PNM Tobago Council political leader Tracy Davidson-Celestine says the party, similar to rival PDP, is disappointed the upcoming THA election was not triggered by the passage of the Tobago “autonomy” bills in the Parliament.
The Prime Minister announced last Thursday that Cabinet had approved the proclamation of the THA Amendment Act, which paves the way for a fresh THA election with 15 seats to break the deadlock.
Dr Rowley outlined several procedures which must be completed in order for the election to take place. He expects it will be held before 2022.
Saying a return to the polls is the “most mature and democratic thing,” to resolve the six-six deadlock in the assembly, Davidson-Celestine said, “The unfortunate thing, however, is that we are not able to achieve the long-term objective of having the autonomy bill passed first and for that to be the trigger for the next election.”
She added: “It was our fervent hope that these bills, once brought, would be passed by all sides and would be the trigger for the next election. That did not happen.”
Nevertheless, Davidson-Celestine said it was time to move on from the deadlock with an election for and by the people to unite Tobago.
“We may want different things and even disagree on how to get it.

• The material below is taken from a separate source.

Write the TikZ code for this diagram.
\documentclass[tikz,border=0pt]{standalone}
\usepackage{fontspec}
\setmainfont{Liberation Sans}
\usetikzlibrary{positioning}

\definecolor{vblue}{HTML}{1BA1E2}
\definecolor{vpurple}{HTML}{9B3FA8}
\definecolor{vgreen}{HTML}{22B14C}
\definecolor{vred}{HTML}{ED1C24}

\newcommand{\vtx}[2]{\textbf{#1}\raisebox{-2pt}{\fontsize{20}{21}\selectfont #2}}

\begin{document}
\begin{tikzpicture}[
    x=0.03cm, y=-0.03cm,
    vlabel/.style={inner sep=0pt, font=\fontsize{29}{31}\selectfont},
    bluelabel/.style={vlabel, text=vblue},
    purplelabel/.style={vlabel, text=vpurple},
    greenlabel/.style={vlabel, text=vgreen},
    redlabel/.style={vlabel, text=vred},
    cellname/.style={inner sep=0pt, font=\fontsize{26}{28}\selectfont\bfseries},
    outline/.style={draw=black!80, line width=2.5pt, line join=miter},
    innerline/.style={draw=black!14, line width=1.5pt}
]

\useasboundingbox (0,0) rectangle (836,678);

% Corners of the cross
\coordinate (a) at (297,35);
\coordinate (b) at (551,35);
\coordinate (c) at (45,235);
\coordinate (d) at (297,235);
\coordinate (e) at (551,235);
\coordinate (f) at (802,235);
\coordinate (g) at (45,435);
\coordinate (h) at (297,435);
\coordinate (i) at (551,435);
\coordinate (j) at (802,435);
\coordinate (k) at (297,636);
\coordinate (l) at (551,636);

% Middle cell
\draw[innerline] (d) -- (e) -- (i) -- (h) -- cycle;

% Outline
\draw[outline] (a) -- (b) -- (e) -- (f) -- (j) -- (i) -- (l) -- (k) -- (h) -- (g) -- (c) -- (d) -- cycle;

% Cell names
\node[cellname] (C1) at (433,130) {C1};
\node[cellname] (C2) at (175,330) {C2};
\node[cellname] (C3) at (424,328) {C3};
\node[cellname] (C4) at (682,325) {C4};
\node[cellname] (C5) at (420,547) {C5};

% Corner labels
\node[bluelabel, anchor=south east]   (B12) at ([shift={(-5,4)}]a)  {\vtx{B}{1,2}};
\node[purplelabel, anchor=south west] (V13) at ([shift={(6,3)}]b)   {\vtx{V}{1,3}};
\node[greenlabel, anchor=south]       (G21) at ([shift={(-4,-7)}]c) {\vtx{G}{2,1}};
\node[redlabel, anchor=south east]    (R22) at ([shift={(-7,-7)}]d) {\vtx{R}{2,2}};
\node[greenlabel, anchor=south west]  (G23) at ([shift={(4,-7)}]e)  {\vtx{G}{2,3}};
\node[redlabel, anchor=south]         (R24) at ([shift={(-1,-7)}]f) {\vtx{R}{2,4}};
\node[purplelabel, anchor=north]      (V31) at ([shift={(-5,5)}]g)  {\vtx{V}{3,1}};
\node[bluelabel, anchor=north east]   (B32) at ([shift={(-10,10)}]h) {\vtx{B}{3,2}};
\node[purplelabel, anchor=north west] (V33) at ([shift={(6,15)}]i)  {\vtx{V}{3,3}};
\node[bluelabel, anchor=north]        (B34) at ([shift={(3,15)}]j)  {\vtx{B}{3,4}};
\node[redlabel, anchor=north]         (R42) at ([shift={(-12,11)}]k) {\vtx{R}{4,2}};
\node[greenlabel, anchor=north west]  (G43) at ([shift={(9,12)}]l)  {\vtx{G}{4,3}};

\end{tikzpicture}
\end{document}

But ultimately, we want success and a solid future for every Tobagonian.”
Davidson-Celestine recalled that several attempts were made to resolve the deadlock.
The PNM and PDP tried to negotiate a power-sharing arrangement but were at loggerheads over a number of issues.

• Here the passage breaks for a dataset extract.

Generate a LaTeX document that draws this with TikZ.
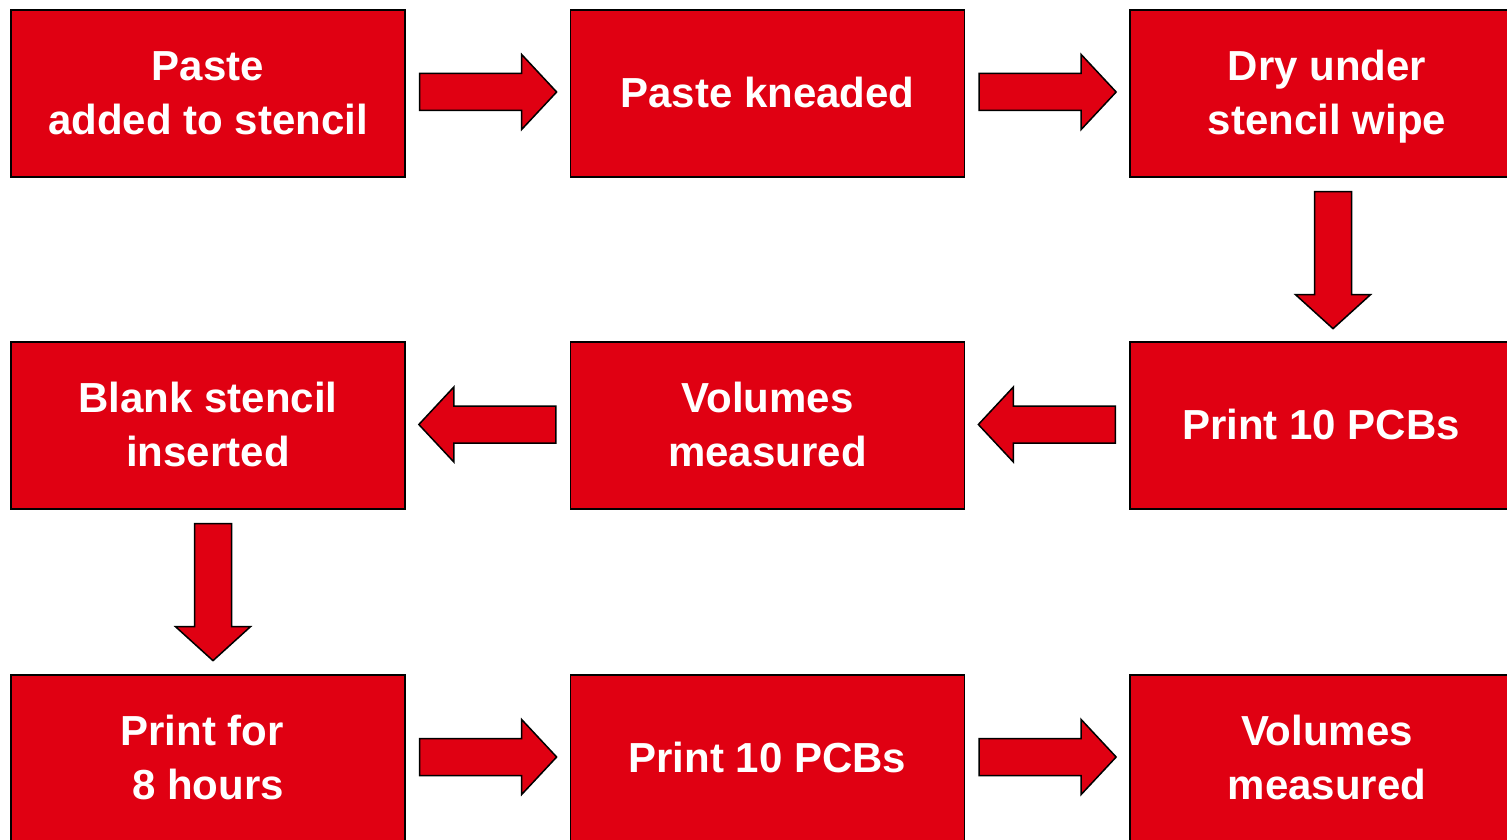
\documentclass[tikz,border=0pt]{standalone}
\usepackage{fontspec}
\setmainfont{Liberation Sans}
\usetikzlibrary{calc}
\definecolor{boxred}{RGB}{224,0,18}
\tikzset{
  stepbox/.style={draw=black, line width=1.3pt, fill=boxred, minimum width=394pt, minimum height=167pt,
    inner sep=0pt, text=white, align=center,
    font=\fontsize{42pt}{54pt}\selectfont\bfseries},
  blockarrow/.style={draw=black, line width=1.5pt, fill=boxred, line join=miter}
}
\newcommand\trailsp{\kern11.7pt}
\newcommand\fs{\rule[-16.2pt]{0pt}{60pt}}
% right arrow starting at a coordinate (west end, centre line)
\newcommand\RArr[1]{\draw[blockarrow] ($#1+(0,-18.5)$) -- ++(102,0) -- ++(0,-19) -- ($#1+(137,0)$) -- ($#1+(102,37.5)$) -- ++(0,-19) -- ($#1+(0,18.5)$) -- cycle;}
\newcommand\LArr[1]{\draw[blockarrow] ($#1+(0,-18.5)$) -- ++(-102,0) -- ++(0,-19) -- ($#1+(-137,0)$) -- ($#1+(-102,37.5)$) -- ++(0,-19) -- ($#1+(0,18.5)$) -- cycle;}
\newcommand\DArr[1]{\draw[blockarrow] ($#1+(-18.5,0)$) -- ++(0,103) -- ++(-19,0) -- ($#1+(0,137)$) -- ($#1+(37.5,103)$) -- ++(-19,0) -- ($#1+(18.5,0)$) -- cycle;}
\begin{document}
\begin{tikzpicture}[x=1pt,y=-1pt]
\clip (0,0) rectangle (1507,840);
\fill[white] (0,0) rectangle (1507,840);
\node[stepbox] (a1) at (208,93.5) {\fs Paste\\\strut added to stencil};
\node[stepbox] (a2) at (767.5,93.5) {\fs Paste kneaded};
\node[stepbox] (a3) at (1327,93.5) {\fs Dry under\\\strut stencil wipe};
\node[stepbox] (b3) at (1327,425.5) {\fs Print 10 PCBs\trailsp};
\node[stepbox] (b2) at (767.5,425.5) {\fs Volumes\\\strut measured};
\node[stepbox] (b1) at (208,425.5) {\fs Blank stencil\\\strut inserted};
\node[stepbox] (c1) at (208,758.5) {\fs Print for\trailsp\\\strut 8 hours};
\node[stepbox] (c2) at (767.5,758.5) {\fs Print 10 PCBs};
\node[stepbox] (c3) at (1327,758.5) {\fs Volumes\\\strut measured};
\coordinate (r1) at ($(a1.east)+(14,-1.5)$);
\coordinate (r2) at ($(a2.east)+(14,-1.5)$);
\coordinate (d1) at ($(a3.south)+(6,14)$);
\coordinate (l1) at ($(b3.west)+(-14,-1)$);
\coordinate (l2) at ($(b2.west)+(-14,-1)$);
\coordinate (d2) at ($(b1.south)+(5,14)$);
\coordinate (r3) at ($(c1.east)+(14,-1.5)$);
\coordinate (r4) at ($(c2.east)+(14,-1.5)$);
\RArr{(r1)}
\RArr{(r2)}
\DArr{(d1)}
\LArr{(l1)}
\LArr{(l2)}
\DArr{(d2)}
\RArr{(r3)}
\RArr{(r4)}
\end{tikzpicture}
\end{document}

Davidson-Celestine said the PNM has always maintained that a return to the polls is the only solution.
“Those who are opposite to us indicated at that time that they were prepared to gamble Tobago’s future with a coin toss along with threats of legal action. But we always believed that Tobago’s future lies in the hands of Tobagonians.

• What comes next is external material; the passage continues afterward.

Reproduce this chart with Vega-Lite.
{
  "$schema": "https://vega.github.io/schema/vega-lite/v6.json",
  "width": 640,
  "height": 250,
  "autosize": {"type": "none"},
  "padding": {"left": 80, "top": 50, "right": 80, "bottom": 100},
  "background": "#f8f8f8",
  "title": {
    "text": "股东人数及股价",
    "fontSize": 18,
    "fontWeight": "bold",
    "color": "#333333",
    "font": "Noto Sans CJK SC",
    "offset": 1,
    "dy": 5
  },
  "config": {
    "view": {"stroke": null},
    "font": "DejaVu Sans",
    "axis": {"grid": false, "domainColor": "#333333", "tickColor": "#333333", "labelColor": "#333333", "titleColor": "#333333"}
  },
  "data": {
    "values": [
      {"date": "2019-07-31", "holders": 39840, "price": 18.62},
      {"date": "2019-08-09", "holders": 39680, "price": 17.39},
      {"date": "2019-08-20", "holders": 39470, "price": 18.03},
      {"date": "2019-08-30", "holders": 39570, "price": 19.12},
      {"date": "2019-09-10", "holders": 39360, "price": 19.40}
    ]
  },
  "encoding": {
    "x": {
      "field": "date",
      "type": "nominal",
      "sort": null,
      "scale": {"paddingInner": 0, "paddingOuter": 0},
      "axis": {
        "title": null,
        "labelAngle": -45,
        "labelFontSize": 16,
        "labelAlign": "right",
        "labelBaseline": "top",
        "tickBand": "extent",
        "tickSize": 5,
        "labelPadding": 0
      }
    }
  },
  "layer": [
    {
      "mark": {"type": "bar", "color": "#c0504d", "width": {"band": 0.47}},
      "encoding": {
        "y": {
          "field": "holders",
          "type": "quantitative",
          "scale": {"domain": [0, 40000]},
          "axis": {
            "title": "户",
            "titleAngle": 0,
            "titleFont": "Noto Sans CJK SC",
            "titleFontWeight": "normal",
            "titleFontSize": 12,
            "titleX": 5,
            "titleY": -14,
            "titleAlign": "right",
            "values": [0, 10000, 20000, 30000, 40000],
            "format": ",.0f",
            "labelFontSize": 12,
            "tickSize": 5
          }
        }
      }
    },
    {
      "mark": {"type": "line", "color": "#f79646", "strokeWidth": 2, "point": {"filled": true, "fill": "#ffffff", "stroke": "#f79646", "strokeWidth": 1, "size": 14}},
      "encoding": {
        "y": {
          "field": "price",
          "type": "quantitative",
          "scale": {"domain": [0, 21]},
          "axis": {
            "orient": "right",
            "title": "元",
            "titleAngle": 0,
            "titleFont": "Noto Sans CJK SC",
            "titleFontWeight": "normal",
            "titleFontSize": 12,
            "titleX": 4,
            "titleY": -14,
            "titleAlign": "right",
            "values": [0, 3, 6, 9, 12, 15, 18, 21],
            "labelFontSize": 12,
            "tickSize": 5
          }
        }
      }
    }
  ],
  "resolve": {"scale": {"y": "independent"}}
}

“Therefore, we are extremely grateful that a final solution with some timelines are here.”
The proclamation of the THA (Amendment) Act then shifts the focus to the Elections and Boundaries Commission, which has 90 days to redefine the boundaries in Tobago from 12 to 15 seats.
The Minister of Rural Development and Local Government is then required to lay before the House of Representatives, for approval, a draft order by the President which is debated in the House.
The draft order, once approved, will then be submitted by the minister to the President who will make the order declaring that there will now be 15 seats in the electoral area of Tobago. This clears the way for an election to be called in two to three months.
The report of the joint select committee, which reviewed the Constitution Amendment Self-Government Bill and the Tobago Island Administration Bill, was debated in the House of Representatives on June 28 and 29.
The Opposition MPs walked out of the Parliament chamber during the debate.
But the PNM’s 22 members voted to adopt the JSC’s report, which required a three-fifths majority for passage.
The bills, meant to give Tobago greater autonomy in managing its affairs, have since moved into the committee stage.